Nos encontramos en los últimos compases del año litúrgico. Seguimos contemplando a Jesucristo Rey, que en el evangelio de hoy, nos advierte de la persecución que nos espera por su causa, y nos infunde confianza con la promesa de su presencia. Él lo sabe todo, lo puede todo, y nos ama.
1. “Os echarán mano, os perseguirán…” El Señor habla claro. Nos dice a lo que nos exponemos cuando le seguimos de verdad. Y detalla todavía más el cuadro: “Os traicionarán, os entregarán a la cárcel, os harán comparecer ante reyes y gobernadores, os odiarán…” ¿Nos extrañamos de tanto odio, de tanta persecución, de las traiciones, incluso entre seres queridos? ¿Nos parece a veces que el Señor nos trata de una manera injusta, inmerecida, permitiendo tanto acoso de nuestros perseguidores?
2. “…Por causa mía”. Este odio que nos tiene el mundo no es por nosotros mismos: persigue en nosotros a Cristo. Ya nos lo advirtió Jesús: “Si el mundo os odia, a mí me ha odiado antes. Si fueseis del mundo, el mundo amaría lo suyo; pero porque no sois del mundo, sino que yo os escogí del mundo, por esto el mundo os odia (…) Todas estas cosas harán con vosotros por causa de mi nombre” (Jn 15, 18-21). Como escribe Abelardo en un “aguaviva”: “Si hay hombres en quienes Dios se manifiesta, esos padecen el rechazo. Son los odiados. Lo que antes hicieron con Él se repetirá ahora”.
Jesús es el único que ha sufrido en soledad; nosotros sufrimos por Él y con Él; nuestros sufrimientos están incrustados en el Suyo. Nuestra cruz es una astilla de su Cruz. Él está sufriendo con y en nosotros. Y así nuestra defensa está en sus manos. Por eso: “Haced propósito de no preparar vuestra defensa, porque yo os daré palabras y sabiduría…”
3. “Así tendréis ocasión de dar testimonio”. Es el testimonio de la fe, hecha vida en lo pequeño y en lo grande. Es el testimonio que han dado tantos hombres y mujeres a lo largo de la historia. Hoy la Iglesia nos recuerda el martirio (mártir significa testigo) de san Andrés Dung-Lac y 116 compañeros en Vietnam, entre los siglos XVII y XIX, canonizados en 1988 por Juan Pablo II. Eran de toda condición; 59 de ellos laicos y laicas. Son nuestros modelos a la hora de ser testigos en el martirio blanco del día a día.

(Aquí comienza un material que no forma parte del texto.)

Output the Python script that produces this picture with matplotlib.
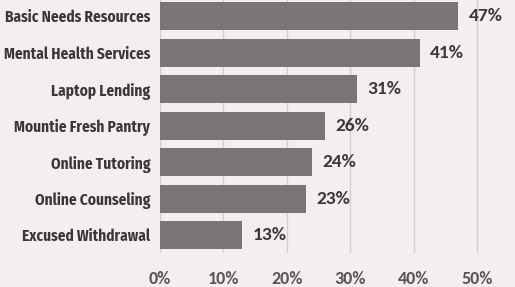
import matplotlib

matplotlib.use("Agg")
import matplotlib.pyplot as plt
from matplotlib.ticker import FuncFormatter

categories = [
    "Basic Needs Resources",
    "Mental Health Services",
    "Laptop Lending",
    "Mountie Fresh Pantry",
    "Online Tutoring",
    "Online Counseling",
    "Excused Withdrawal",
]
values = [47, 41, 31, 26, 24, 23, 13]
xticks = [0, 10, 20, 30, 40, 50]

BG = "#f4efef"
BAR = "#7a7474"
TXT = "#3b3737"

fig = plt.figure(figsize=(5.15, 2.87), dpi=100, facecolor=BG)
ax = fig.add_axes([160 / 515, 1 - 253 / 287, 349 / 515, 253 / 287], facecolor=BG)

y = list(range(len(categories)))
ax.barh(y, values, height=0.77, color=BAR, zorder=3)
for yi, v in zip(y, values):
    ax.text(v + 1.6, yi, f"{v}%", va="center", ha="left", fontsize=14,
            fontweight="bold", family="Carlito", color=TXT, zorder=4)

ax.set_xlim(0, 55)
ax.set_ylim(6.49, -0.44)
ax.set_yticks(y)
ax.set_yticklabels(categories, family="Fira Sans Condensed", fontweight="bold",
                   fontsize=11, color=TXT)
ax.set_xticks(xticks)
ax.xaxis.set_major_formatter(FuncFormatter(lambda v, p: f"{v:.0f}%"))
for lab in ax.get_xticklabels():
    lab.set_family("Carlito")
    lab.set_fontweight("bold")
    lab.set_fontsize(13)
    lab.set_color("#5a5454")
ax.tick_params(axis="both", length=0)
ax.tick_params(axis="y", pad=7)
ax.tick_params(axis="x", pad=13)
ax.grid(True, axis="x", color="#d3cece", lw=1.0, zorder=0)
for s in ax.spines.values():
    s.set_visible(False)

fig.savefig("out.png", dpi=100, facecolor=BG)
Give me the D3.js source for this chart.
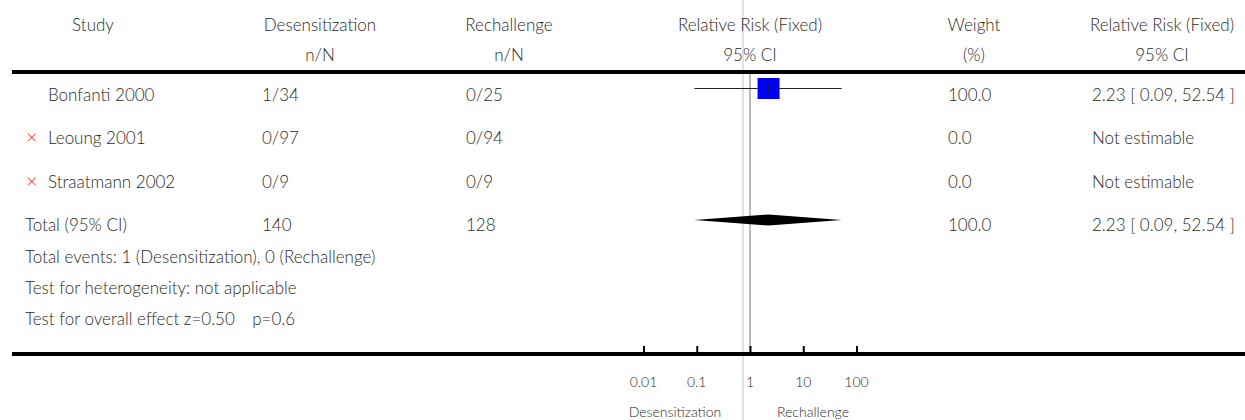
<!DOCTYPE html>
<html><head><meta charset="utf-8">
<script src="https://cdn.jsdelivr.net/npm/d3@7"></script>
<style>
html,body{margin:0;padding:0;background:#fff;}
svg text{font-family:"Lato","Open Sans",sans-serif;font-weight:300;font-size:17px;fill:#2a2a2a;}
</style></head>
<body><svg id="c" width="1245" height="420"></svg>
<script>
const studies = ["Bonfanti 2000","Leoung 2001","Straatmann 2002"];
const excluded = [false,true,true];
const desens = ["1/34","0/97","0/9"];
const rechal = ["0/25","0/94","0/9"];
const weights = ["100.0","0.0","0.0"];
const rrText = ["2.23 [ 0.09, 52.54 ]","Not estimable","Not estimable"];
const rrEst = [2.23,null,null];
const rrLo = [0.09,null,null];
const rrHi = [52.54,null,null];
const total = {label:"Total (95% CI)",desens:"140",rechal:"128",weight:"100.0",text:"2.23 [ 0.09, 52.54 ]",est:2.23,lo:0.09,hi:52.54};
const footnotes = ["Total events: 1 (Desensitization), 0 (Rechallenge)","Test for heterogeneity: not applicable","Test for overall effect z=0.50\u2003 p=0.6"];
const tickValues = [0.01,0.1,1,10,100];
const tickLabels = ["0.01","0.1","1","10","100"];
const headers1 = ["Study","Desensitization","Rechallenge","Relative Risk (Fixed)","Weight","Relative Risk (Fixed)"];
const headers2 = ["","n/N","n/N","95% CI","(%)","95% CI"];
const axisLabels = ["Desensitization","Rechallenge"];

const svg = d3.select("#c");
const x = d3.scaleLog().domain([0.01,100]).range([643.5,856.5]);
const headX = [93,320,509,750,974,1162];
const rowY = d3.scalePoint().domain(d3.range(4)).range([95,225]);

svg.append("line").attr("x1",743).attr("x2",743).attr("y1",0).attr("y2",420).attr("stroke","#e0e0e0").attr("stroke-width",2);

headers1.forEach((h,i)=>svg.append("text").attr("x",headX[i]).attr("y",31).attr("text-anchor","middle").text(h));
headers2.forEach((h,i)=>svg.append("text").attr("x",headX[i]).attr("y",61).attr("text-anchor","middle").text(h));

svg.append("line").attr("x1",12).attr("x2",1245).attr("y1",72).attr("y2",72).attr("stroke","#000").attr("stroke-width",4);

svg.append("line").attr("x1",x(1)).attr("x2",x(1)).attr("y1",74).attr("y2",354).attr("stroke","#777").attr("stroke-width",1);

const colX = {name:48,d:262,r:466,w:948,t:1092};
studies.forEach((s,i)=>{
  const y = rowY(i)+6;
  if(excluded[i]) svg.append("text").attr("x",26).attr("y",y).style("fill","#f03c3c").style("font-size","20px").text("\u00d7");
  svg.append("text").attr("x",colX.name).attr("y",y).text(s);
  svg.append("text").attr("x",colX.d).attr("y",y).text(desens[i]);
  svg.append("text").attr("x",colX.r).attr("y",y).text(rechal[i]);
  svg.append("text").attr("x",colX.w).attr("y",y).text(weights[i]);
  svg.append("text").attr("x",colX.t).attr("y",y).text(rrText[i]);
  if(rrEst[i]!=null){
    const cy = rowY(i)-6.5;
    svg.append("line").attr("x1",x(rrLo[i])).attr("x2",x(rrHi[i])).attr("y1",cy).attr("y2",cy).attr("stroke","#222").attr("stroke-width",1.2);
    svg.append("rect").attr("x",x(rrEst[i])-11).attr("y",cy-10.5).attr("width",22).attr("height",21).attr("fill","#0000f0");
    svg.append("line").attr("x1",x(rrEst[i])).attr("x2",x(rrEst[i])).attr("y1",cy-3).attr("y2",cy+3).attr("stroke","#222");
  }
});
{
  const y = rowY(3);
  svg.append("text").attr("x",25).attr("y",y+6).text(total.label);
  svg.append("text").attr("x",colX.d).attr("y",y+6).text(total.desens);
  svg.append("text").attr("x",colX.r).attr("y",y+6).text(total.rechal);
  svg.append("text").attr("x",colX.w).attr("y",y+6).text(total.weight);
  svg.append("text").attr("x",colX.t).attr("y",y+6).text(total.text);
  const cy = y-5, h=5.5;
  svg.append("path").attr("d",`M${x(total.lo)},${cy}L${x(total.est)},${cy-h}L${x(total.hi)},${cy}L${x(total.est)},${cy+h}Z`).attr("fill","#000");
}
footnotes.forEach((f,i)=>svg.append("text").attr("x",25).attr("y",263+i*31).text(f));

svg.append("line").attr("x1",12).attr("x2",1245).attr("y1",354).attr("y2",354).attr("stroke","#000").attr("stroke-width",4);
const ax = svg.append("g").attr("transform","translate(0,352)")
  .call(d3.axisTop(x).tickValues(tickValues).tickSize(6).tickFormat(""));
ax.select(".domain").remove();
ax.selectAll(".tick line").attr("stroke","#000").attr("stroke-width",2);
tickValues.forEach((v,i)=>svg.append("text").attr("x",x(v)).attr("y",387).attr("text-anchor","middle").style("font-size","14px").text(tickLabels[i]));
svg.append("text").attr("x",675).attr("y",417).attr("text-anchor","middle").style("font-size","14px").text(axisLabels[0]);
svg.append("text").attr("x",813).attr("y",417).attr("text-anchor","middle").style("font-size","14px").text(axisLabels[1]);
</script></body></html>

4. “Ni un cabello de vuestra cabeza perecerá”. Nos recuerda la invitación que Jesús nos hace a la confianza, en otro pasaje: “No temáis (…) hasta los cabellos de vuestra cabeza están todos contados” (Mt 10, 30). Si Dios cuida de mí, qué me puede faltar…
5. “…Con vuestra perseverancia salvaréis vuestras almas”. La tentación más fuerte que tenemos es la de abandonar el camino comenzado, la de tirar la toalla –perder la paciencia-, abrumados por tantas dificultades procedentes de los de lejos, de los de cerca, incluso de dentro de nosotros mismos. Nos vemos acosados por las persecuciones, y a la vez, desconfiados por nuestras miserias. Y es que seguir al Señor a los principios, y cuando todo va bien, es de muchos… Pero seguirle, cargando con la cruz, sin ahuecarla cuando se hace pesada, y permanecer al pie de Su cruz, cuando la vida se vuelve gris, y el tiempo parece que no avanza, es otra cosa. Sepamos esperar.
Abelardo escribe en otro aguaviva (junio 1989): “no perdamos la paz, no nos impacientemos ni tengamos prisas. Tal como somos nos ama el Señor”. Y nos hace una recomendación preciosa, con la que terminamos estos puntos: “Acudamos a la Virgen. Es su humildad la que la hace fuerte. Jamás se miró a si misma. Por eso fue paciente y supo esperar. Imitémosla. Mejor aún, dejémosla hacer en nosotros. Ella nos hará pacientes, humildes en la espera; abandonados y confiados en el Padre de las misericordias, quien desde la eternidad y para dejarnos en nuestro sitio nos prueba a través del llamado por nosotros factor tiempo”.